• _Request_:
Track down the lines that contain "using" and copy them.

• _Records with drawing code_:

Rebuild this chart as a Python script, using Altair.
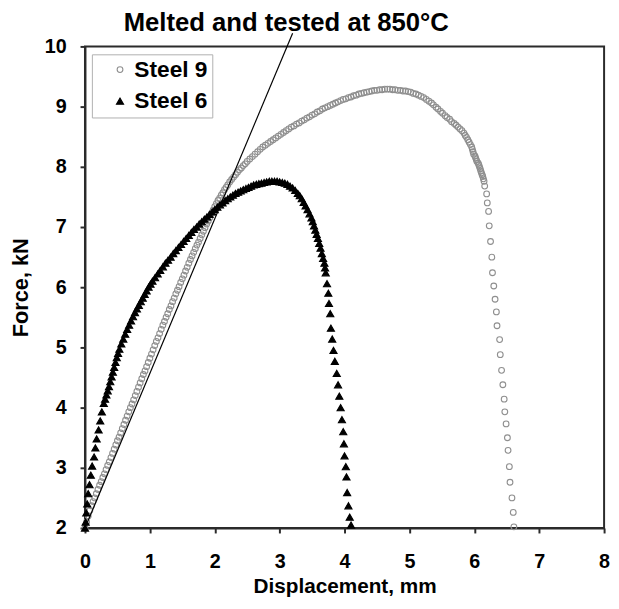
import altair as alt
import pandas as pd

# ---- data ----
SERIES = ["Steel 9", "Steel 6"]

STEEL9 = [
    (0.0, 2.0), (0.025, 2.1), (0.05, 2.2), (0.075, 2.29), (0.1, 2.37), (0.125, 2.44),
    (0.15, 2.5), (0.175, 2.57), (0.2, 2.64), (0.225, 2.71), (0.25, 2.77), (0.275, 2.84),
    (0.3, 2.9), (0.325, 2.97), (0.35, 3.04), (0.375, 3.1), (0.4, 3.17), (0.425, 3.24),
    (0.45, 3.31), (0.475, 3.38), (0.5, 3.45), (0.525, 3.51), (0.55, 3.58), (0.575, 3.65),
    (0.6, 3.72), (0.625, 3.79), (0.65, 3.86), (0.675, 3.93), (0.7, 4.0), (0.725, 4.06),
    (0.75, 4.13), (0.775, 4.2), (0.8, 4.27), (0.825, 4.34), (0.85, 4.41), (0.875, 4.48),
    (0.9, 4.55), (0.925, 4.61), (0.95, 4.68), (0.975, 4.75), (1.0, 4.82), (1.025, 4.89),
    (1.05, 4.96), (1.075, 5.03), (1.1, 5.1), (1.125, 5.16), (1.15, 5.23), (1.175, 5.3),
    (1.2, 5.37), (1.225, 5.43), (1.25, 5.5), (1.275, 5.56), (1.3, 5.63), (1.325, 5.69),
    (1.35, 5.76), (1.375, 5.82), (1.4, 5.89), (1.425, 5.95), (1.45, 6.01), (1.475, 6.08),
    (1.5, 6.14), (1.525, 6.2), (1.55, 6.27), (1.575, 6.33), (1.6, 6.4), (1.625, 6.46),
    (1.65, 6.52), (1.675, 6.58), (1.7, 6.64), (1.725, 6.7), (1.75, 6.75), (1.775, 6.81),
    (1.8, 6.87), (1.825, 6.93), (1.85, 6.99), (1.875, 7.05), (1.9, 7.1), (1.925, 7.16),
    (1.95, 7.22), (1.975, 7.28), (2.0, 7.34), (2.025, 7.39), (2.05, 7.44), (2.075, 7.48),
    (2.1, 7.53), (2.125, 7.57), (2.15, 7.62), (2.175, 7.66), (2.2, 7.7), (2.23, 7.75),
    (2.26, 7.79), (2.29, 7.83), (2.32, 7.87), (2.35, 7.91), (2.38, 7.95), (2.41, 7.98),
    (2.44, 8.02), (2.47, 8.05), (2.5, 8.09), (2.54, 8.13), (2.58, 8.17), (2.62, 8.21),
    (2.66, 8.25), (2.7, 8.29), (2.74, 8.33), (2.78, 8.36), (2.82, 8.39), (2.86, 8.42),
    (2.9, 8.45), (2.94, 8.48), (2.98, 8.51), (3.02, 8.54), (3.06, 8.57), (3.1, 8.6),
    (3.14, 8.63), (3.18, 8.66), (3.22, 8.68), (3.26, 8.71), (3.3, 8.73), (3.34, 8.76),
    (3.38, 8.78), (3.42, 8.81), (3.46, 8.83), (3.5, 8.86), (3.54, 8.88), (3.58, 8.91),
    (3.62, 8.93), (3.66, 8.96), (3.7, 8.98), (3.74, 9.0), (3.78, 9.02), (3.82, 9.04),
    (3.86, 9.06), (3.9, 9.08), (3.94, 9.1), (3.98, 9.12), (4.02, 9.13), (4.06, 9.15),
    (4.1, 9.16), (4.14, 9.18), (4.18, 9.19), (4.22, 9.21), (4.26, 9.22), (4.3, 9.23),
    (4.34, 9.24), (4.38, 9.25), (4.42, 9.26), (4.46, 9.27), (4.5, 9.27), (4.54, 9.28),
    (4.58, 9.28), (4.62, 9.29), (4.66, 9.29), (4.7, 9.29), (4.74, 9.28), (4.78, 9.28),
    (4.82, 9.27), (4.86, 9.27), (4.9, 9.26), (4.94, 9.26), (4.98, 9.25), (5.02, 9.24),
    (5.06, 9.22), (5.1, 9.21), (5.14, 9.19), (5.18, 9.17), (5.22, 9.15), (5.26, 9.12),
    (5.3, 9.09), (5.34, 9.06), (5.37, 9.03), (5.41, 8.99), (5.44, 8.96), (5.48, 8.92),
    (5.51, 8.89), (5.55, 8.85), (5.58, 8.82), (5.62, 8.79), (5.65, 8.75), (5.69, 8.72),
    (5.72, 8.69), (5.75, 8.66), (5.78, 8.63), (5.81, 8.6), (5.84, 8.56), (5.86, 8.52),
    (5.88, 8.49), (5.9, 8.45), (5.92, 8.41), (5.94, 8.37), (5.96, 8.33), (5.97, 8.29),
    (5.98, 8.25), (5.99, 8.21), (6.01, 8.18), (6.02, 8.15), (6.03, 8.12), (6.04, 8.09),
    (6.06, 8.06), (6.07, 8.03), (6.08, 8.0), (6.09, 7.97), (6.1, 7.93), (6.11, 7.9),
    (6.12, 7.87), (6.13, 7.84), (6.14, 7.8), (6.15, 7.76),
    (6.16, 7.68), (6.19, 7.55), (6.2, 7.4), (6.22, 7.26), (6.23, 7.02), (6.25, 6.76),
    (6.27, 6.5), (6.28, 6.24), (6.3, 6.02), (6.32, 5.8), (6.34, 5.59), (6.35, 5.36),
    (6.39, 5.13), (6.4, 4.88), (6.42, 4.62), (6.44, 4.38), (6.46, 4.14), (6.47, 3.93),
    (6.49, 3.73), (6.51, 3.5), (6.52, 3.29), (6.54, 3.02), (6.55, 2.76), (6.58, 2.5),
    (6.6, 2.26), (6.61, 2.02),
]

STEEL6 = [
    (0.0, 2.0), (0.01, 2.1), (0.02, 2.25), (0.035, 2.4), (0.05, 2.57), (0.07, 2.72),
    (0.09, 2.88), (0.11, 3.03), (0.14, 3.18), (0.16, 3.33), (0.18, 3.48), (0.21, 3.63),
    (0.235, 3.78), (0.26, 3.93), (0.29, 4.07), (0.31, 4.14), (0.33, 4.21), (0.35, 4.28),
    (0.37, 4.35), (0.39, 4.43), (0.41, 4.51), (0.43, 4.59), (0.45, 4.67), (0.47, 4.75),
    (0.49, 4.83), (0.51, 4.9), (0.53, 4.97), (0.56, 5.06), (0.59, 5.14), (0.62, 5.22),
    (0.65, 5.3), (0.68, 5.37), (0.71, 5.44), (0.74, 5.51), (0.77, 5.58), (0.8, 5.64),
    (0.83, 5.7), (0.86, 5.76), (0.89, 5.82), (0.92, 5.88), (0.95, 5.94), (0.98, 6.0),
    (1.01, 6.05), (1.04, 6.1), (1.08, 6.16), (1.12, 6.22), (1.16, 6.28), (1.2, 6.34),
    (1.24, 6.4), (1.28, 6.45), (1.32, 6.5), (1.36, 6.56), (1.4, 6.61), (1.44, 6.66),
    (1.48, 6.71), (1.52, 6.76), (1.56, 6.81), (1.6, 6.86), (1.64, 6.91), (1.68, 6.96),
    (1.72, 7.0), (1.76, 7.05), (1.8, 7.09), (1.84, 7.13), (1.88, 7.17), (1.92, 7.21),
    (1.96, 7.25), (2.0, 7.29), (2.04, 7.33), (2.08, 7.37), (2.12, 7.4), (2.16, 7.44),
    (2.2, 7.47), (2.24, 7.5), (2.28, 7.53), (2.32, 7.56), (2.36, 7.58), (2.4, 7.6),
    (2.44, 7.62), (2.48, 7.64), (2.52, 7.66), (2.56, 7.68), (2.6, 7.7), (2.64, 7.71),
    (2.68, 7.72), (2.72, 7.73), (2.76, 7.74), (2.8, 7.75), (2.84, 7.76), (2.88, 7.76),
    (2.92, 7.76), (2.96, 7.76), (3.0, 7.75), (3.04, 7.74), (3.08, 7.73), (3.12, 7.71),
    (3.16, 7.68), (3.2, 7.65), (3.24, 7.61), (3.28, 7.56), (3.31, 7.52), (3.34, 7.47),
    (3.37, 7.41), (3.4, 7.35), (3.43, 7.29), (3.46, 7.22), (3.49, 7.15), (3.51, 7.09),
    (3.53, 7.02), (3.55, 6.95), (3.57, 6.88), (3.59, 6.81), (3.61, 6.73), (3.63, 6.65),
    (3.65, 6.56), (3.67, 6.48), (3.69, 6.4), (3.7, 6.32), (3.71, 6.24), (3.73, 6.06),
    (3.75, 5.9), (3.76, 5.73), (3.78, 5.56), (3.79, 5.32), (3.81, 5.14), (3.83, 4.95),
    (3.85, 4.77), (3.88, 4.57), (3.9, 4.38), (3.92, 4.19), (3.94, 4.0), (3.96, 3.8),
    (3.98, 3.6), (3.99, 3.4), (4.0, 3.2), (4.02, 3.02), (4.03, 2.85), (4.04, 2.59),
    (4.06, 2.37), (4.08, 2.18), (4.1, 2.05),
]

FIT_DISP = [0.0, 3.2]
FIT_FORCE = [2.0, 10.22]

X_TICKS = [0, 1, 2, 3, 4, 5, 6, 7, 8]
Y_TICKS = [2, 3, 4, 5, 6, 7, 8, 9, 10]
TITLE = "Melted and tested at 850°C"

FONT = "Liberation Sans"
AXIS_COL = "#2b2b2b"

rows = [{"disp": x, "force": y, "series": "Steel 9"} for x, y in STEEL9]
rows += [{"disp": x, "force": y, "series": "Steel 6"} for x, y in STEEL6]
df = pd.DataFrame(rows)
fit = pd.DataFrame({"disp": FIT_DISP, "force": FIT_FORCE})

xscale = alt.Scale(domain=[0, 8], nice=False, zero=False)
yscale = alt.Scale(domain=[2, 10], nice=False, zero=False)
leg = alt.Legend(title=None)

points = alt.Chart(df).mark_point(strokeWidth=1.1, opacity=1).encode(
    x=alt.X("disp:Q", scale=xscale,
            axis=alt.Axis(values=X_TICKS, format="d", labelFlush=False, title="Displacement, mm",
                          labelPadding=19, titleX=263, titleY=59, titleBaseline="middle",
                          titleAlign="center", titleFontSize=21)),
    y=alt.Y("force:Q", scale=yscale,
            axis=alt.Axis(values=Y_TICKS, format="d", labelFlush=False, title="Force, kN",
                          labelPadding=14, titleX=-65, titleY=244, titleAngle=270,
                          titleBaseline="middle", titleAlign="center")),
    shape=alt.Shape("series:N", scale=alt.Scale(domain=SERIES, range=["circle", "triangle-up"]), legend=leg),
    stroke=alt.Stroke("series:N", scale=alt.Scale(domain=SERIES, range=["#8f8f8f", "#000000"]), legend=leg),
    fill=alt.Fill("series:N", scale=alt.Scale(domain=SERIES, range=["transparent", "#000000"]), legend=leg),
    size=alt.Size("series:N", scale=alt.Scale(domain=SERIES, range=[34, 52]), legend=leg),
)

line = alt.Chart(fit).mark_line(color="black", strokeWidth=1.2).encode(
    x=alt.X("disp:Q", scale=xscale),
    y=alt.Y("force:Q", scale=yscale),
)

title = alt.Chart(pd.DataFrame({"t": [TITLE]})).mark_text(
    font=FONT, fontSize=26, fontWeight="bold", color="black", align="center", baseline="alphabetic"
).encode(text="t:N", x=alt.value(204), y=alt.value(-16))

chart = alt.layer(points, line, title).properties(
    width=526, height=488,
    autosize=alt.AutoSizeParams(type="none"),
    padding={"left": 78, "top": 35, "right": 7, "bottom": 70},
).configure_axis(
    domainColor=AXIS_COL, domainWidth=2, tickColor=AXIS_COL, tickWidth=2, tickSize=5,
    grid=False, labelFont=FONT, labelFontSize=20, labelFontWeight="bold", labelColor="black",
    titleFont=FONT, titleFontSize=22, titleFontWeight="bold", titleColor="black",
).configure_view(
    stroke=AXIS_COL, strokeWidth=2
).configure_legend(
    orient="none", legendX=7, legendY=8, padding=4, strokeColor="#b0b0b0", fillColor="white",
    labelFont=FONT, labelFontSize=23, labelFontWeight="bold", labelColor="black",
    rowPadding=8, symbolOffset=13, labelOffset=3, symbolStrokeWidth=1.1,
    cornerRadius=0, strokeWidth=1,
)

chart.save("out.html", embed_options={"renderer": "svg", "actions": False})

* * *

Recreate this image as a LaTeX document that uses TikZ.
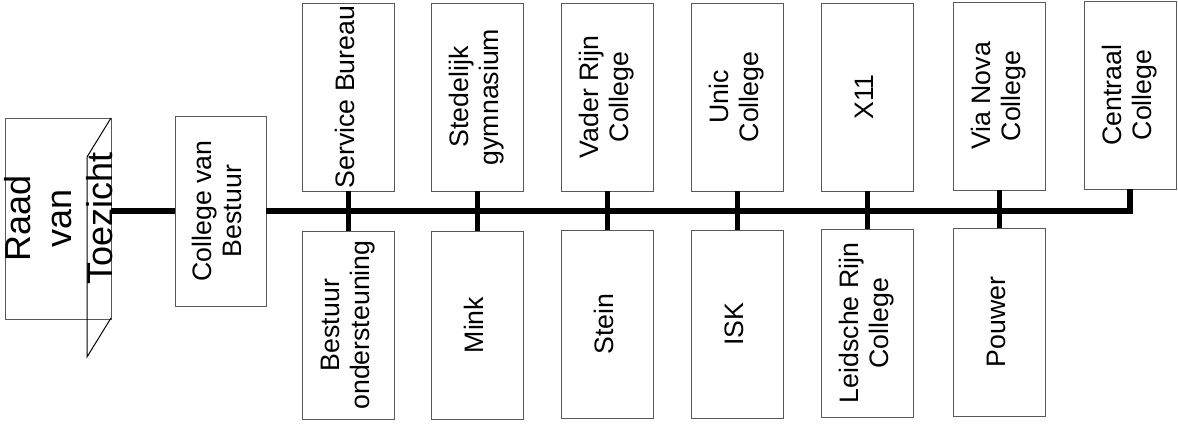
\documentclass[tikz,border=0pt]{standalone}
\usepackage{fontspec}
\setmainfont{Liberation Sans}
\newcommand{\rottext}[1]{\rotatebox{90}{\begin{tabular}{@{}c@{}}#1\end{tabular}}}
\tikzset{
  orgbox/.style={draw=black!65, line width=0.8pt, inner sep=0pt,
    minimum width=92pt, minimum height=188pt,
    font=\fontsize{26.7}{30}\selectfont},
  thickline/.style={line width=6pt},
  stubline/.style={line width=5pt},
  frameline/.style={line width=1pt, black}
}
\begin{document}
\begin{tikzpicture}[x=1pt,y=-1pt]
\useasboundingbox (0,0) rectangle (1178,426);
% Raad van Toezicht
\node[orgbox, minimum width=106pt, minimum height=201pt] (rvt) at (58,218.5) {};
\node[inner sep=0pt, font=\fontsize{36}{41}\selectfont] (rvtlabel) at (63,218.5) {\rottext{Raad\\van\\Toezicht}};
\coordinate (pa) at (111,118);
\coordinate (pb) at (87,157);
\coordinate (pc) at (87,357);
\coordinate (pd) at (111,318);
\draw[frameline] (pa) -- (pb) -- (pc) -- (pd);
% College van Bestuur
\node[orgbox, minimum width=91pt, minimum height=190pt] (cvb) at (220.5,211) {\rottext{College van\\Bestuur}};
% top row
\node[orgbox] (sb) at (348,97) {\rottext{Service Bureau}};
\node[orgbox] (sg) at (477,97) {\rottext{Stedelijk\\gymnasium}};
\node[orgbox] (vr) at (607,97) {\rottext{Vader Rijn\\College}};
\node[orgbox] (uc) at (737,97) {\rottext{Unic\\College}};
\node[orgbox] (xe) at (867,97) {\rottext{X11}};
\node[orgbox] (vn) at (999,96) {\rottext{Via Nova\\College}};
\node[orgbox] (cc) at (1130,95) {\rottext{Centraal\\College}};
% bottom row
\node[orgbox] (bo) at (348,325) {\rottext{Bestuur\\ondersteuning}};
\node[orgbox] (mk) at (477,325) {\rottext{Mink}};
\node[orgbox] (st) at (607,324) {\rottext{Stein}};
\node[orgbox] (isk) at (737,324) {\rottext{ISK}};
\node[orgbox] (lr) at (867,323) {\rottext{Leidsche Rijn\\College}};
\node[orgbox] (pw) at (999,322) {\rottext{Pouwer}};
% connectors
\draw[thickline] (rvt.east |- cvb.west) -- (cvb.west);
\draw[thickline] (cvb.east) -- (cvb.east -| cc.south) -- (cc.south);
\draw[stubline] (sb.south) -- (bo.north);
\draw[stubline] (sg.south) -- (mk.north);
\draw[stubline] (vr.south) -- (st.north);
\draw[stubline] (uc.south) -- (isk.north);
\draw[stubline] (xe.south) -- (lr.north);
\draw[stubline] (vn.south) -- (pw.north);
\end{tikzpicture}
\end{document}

--

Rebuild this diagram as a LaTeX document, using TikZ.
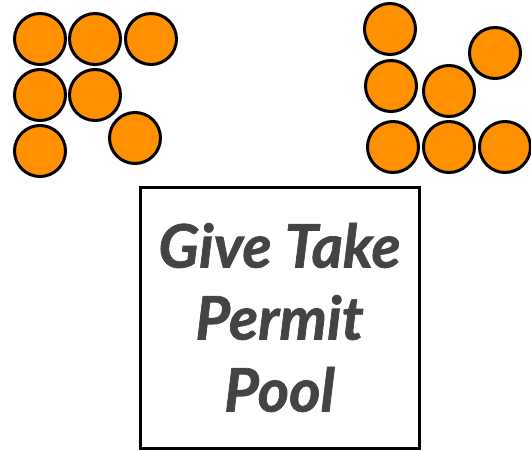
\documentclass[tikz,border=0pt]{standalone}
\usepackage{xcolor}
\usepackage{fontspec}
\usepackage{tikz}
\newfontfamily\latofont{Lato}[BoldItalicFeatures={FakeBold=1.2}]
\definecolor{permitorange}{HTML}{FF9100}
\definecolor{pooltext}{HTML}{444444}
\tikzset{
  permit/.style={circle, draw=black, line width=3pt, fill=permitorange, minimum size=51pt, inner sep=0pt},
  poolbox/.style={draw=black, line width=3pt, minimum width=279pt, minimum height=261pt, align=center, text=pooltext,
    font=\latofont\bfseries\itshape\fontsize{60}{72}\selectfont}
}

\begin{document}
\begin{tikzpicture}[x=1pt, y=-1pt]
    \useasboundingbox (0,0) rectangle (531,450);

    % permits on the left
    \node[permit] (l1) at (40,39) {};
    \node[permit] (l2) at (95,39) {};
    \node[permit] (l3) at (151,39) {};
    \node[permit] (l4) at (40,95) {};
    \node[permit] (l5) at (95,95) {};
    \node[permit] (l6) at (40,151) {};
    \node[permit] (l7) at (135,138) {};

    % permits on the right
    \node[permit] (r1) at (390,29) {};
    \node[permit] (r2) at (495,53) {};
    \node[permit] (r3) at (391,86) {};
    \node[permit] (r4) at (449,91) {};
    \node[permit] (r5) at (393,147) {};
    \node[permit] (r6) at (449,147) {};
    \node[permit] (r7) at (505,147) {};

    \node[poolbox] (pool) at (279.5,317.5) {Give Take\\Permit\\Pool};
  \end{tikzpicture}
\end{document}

• _Response to the exercise_:
Rebuild this chart as a Python script, using Altair.
Rebuild this diagram as a LaTeX document, using TikZ.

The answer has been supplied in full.